A case for doing one's own maintenance
by Dan Empfield, April 3, 2001
(www.slowtwitch.com)

Sometimes I harp. If I’m doing so now, I ask for your forgiveness in advance.

I believe in empowerment. This is a gag-me word that has found its way into our modern lexicon, and it embarrasses me to use it. I stoop to it now, though, to once again urge Slowtwitch readers to get under the hood of their bicycles and tinker.

One reason my admonitions may go unheeded is fear of failure. In this case, failure may not just mean you fail to fix the bike, but that the small repair you tried to effect may pale in comparison to the new problem your attempt at repair has created. To this I say phooey, which is easy for me to say since it is your bike and not mine.

Others did boldly go where no Ironman has gone before, exploring the galaxy of tools that are made available to those who would work on bicycles. It’s not a painless journey. But you always return in one piece––though in an attempt to right the wrongs of the universe sometimes your Enterprise does sustain some friendly fire.

Perhaps a story or two from those who’ve gone there and returned may help. Glen Spiller, owner/partner of Sinclair Imports, the U.S.-based seller of Carnac bicycle shoes (among other very fine brands), says:

Your story about The Idiots guide to VW's reminds me of the first job I got as a bicycle mechanic. It was at Collage Cycle in Oakland––long since gone––and Bruce Gordon was managing the store at the time (1971 or 1972). I had previously worked briefly in sales at Turin of Evanston, Ill, when I first got out of high school, but I knew absolutely nothing about bicycle mechanics, had never built a wheel, or overhauled a bearing, and I could barely fake an assembly.

Needless to say I had to exaggerate my mechanical skills to get the job. But when Elmer the cigar smoking owner hired me I immediately went to the University of California library and tried to memorize "Anybody's Bike Book," which you may remember, and was definitely to bicycle mechanics what "The Idiots Guide" was to VW mechanics.

I lasted about two weeks on the job before Bruce fired me for being so incompetent, but I gained enough experience during the 2-week period to get an apprentice job at The Square Wheel in Berkeley and later at Velo Sport––and later returning to manage the Square Wheel. I was so in love with cycling and bicycles at the time, and I have been in the industry ever since.

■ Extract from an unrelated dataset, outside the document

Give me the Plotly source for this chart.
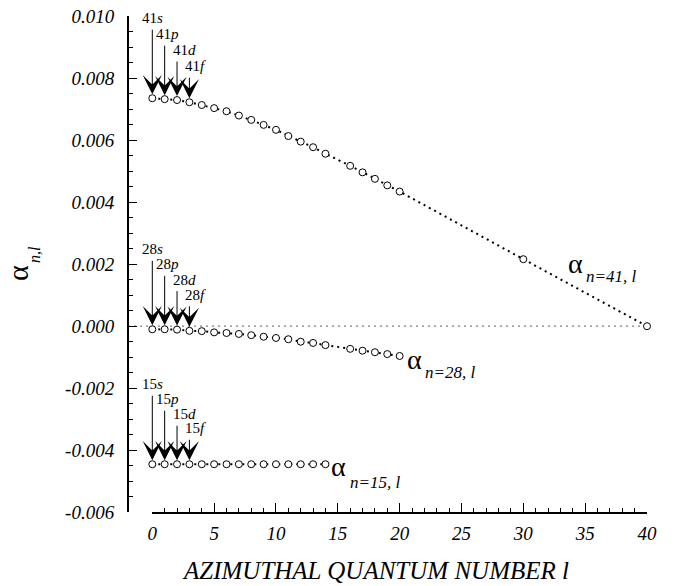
import plotly.graph_objects as go

# ---------------- data ----------------
l_41 = [0, 1, 2, 3, 4, 5, 6, 7, 8, 9, 10, 11, 12, 13, 14, 16, 17, 18, 19, 20, 30, 40]
alpha_41 = [0.00735, 0.00732, 0.00729, 0.00722, 0.00713, 0.00703, 0.00693, 0.00679,
            0.00665, 0.00649, 0.00633, 0.00613, 0.00595, 0.00577, 0.00556, 0.00517,
            0.00496, 0.00475, 0.00454, 0.00434, 0.00216, 0.00000]

l_28 = [0, 1, 2, 3, 4, 5, 6, 7, 8, 9, 10, 11, 12, 13, 14, 16, 17, 18, 19, 20]
alpha_28 = [-0.00010, -0.00010, -0.00011, -0.00015, -0.00016, -0.00020, -0.00022,
            -0.00025, -0.00029, -0.00034, -0.00038, -0.00042, -0.00050, -0.00054,
            -0.00061, -0.00073, -0.00079, -0.00084, -0.00090, -0.00096]

l_15 = [0, 1, 2, 3, 4, 5, 6, 7, 8, 9, 10, 11, 12, 13, 14]
alpha_15 = [-0.00445, -0.00445, -0.00445, -0.00445, -0.00445, -0.00445, -0.00445,
            -0.00445, -0.00445, -0.00445, -0.00445, -0.00445, -0.00445, -0.00445,
            -0.00445]

orbital_letters = ["s", "p", "d", "f"]
x_tickvals = [0, 5, 10, 15, 20, 25, 30, 35, 40]
y_tickvals = [-0.006, -0.004, -0.002, 0.000, 0.002, 0.004, 0.006, 0.008, 0.010]
y_ticktext = ["-0.006", "-0.004", "-0.002", "0.000", "0.002", "0.004", "0.006", "0.008", "0.010"]

x_title = "AZIMUTHAL QUANTUM NUMBER l"

# ---------------- layout helpers ----------------
W, H = 684, 586
OFF = 8  # page body margin
def px(xp):
    return (xp - OFF) / W
def py(yp):
    return 1 - (yp - OFF) / H

SERIF = "Liberation Serif, Times New Roman, Times, serif"

fig = go.Figure()

series = [(41, l_41, alpha_41), (28, l_28, alpha_28), (15, l_15, alpha_15)]
for n, ls, vals in series:
    fig.add_trace(go.Scatter(
        x=ls, y=vals, mode="lines+markers", cliponaxis=False,
        line=dict(color="black", width=2, dash="2px,4px"),
        marker=dict(symbol="circle", size=7, color="white",
                    line=dict(color="black", width=1)),
        showlegend=False, name=f"n={n}"))

annotations = []
arrow_ay = [-70, -55, -40, -26]
label_yshift = [80, 65, 50, 36]
label_xshift = [0, 3, 7, 6]
for n, ls, vals in series:
    for i, letter in enumerate(orbital_letters):
        annotations.append(dict(
            x=ls[i], y=vals[i], xref="x", yref="y", text="",
            showarrow=True, arrowhead=3, arrowsize=3.2, arrowwidth=1,
            arrowcolor="black", ax=0, ay=arrow_ay[i], standoff=4))
        annotations.append(dict(
            x=ls[i], y=vals[i], xref="x", yref="y",
            text=f"{n}<i>{letter}</i>", showarrow=False,
            xshift=label_xshift[i], yshift=label_yshift[i],
            font=dict(family=SERIF, size=15, color="black")))

# series labels alpha_{n,l}
series_labels = [
    (41, 34.24, 0.00202, 34.93, 0.00159),
    (28, 21.21, -0.00106, 21.90, -0.00148),
    (15, 15.06, -0.00451, 15.83, -0.00503),
]
for n, ax_, ay_, sx, sy in series_labels:
    annotations.append(dict(x=ax_, y=ay_, xref="x", yref="y", text="α",
                            showarrow=False, xanchor="center", yanchor="middle",
                            font=dict(family=SERIF, size=28, color="black")))
    annotations.append(dict(x=sx, y=sy, xref="x", yref="y", text=f"n={n}, l",
                            showarrow=False, xanchor="left", yanchor="middle",
                            font=dict(family=SERIF, size=17, color="black", style="italic")))

# y-axis title
annotations.append(dict(x=px(17), y=py(273), xref="paper", yref="paper", text="α",
                        showarrow=False, textangle=-90, xanchor="center", yanchor="middle",
                        font=dict(family=SERIF, size=30, color="black")))
annotations.append(dict(x=px(35), y=py(255), xref="paper", yref="paper", text="n,l",
                        showarrow=False, textangle=-90, xanchor="center", yanchor="middle",
                        font=dict(family=SERIF, size=16, color="black", style="italic")))
# x-axis title
annotations.append(dict(x=px(375), y=py(570), xref="paper", yref="paper", text=x_title,
                        showarrow=False, xanchor="center", yanchor="middle",
                        font=dict(family=SERIF, size=25, color="black", style="italic")))

shapes = [dict(type="line", xref="paper", yref="y", x0=px(128), x1=px(650), y0=0, y1=0,
               line=dict(color="#808080", width=1.2, dash="2px,4px"), layer="below")]

fig.update_layout(
    width=W, height=H, autosize=False,
    margin=dict(l=0, r=0, t=0, b=0, autoexpand=False),
    paper_bgcolor="white", plot_bgcolor="white",
    font=dict(family=SERIF),
    annotations=annotations, shapes=shapes,
    xaxis=dict(domain=[px(152.3), px(647)], range=[0, 40], anchor="y",
               showline=True, linecolor="black", linewidth=1.5,
               showgrid=False, zeroline=False, automargin=False,
               tickmode="array", tickvals=x_tickvals,
               ticks="inside", ticklen=10, tickwidth=1, tickcolor="black",
               minor=dict(ticks="inside", ticklen=5, dtick=1, tick0=0,
                          tickcolor="black", tickwidth=1, showgrid=False),
               ticklabelstandoff=3, ticklabeloverflow="allow",
               tickfont=dict(family=SERIF, size=19, color="black", style="italic")),
    yaxis=dict(domain=[py(512.3), py(16)], range=[-0.006, 0.010], anchor="free",
               position=px(127.7), automargin=False,
               showline=True, linecolor="black", linewidth=1.5,
               showgrid=False, zeroline=False,
               tickmode="array", tickvals=y_tickvals, ticktext=y_ticktext,
               ticks="inside", ticklen=9, tickwidth=1, tickcolor="black",
               minor=dict(ticks="inside", ticklen=5, dtick=0.0005, tick0=0,
                          tickcolor="black", tickwidth=1, showgrid=False),
               ticklabelstandoff=9, ticklabeloverflow="allow",
               tickfont=dict(family=SERIF, size=19, color="black", style="italic")),
)

fig.write_html("out.html")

I include Glen’s story because it reminds me so much of my own. I was running a wetsuit manufacturing company I owned, and knew very little about how to work on bikes. But, I wanted to build bikes, because I knew there was a better bike design out there that nobody else wanted to build. I found a welder and we were off and running.

What to do with the frames, though? Surely I would need some tools to chase the threads, face things, press this, pull that, and install any of the various bicycle-specific parts. I had no more clue about all this than the least clued-in among you.

I called up a bike mechanic I knew at a bike shop––a guy who seemed pretty competent to me. I asked him for a list of every tool I might need. I ordered them, they arrived. I had a frame in front of me, and tools beside me. I held up each tool that looked like it fit into an orifice against the various orifices on the frame until I found a match.

That’s how it started. I suppose I should’ve gotten Anybody’s Bike Book––or its equivalent––but I was much too attention deficit disordered for that.

In truth I can tell you that I ruined very few frames. None that I can remember, in fact. (Perhaps a fork or two).

Just think of it this way: What’s the worst that can happen?

If these stories don’t sway you, I still say Go For It. Perhaps you might start smaller, working with tools that don’t interface with overly expensive parts. Change your own chain, for example, and your own stems, grease what needs grease, oil that which requires oil. And, of course, clean the darn thing. I’ve never heard of anybody damaging his or her frame with a rag.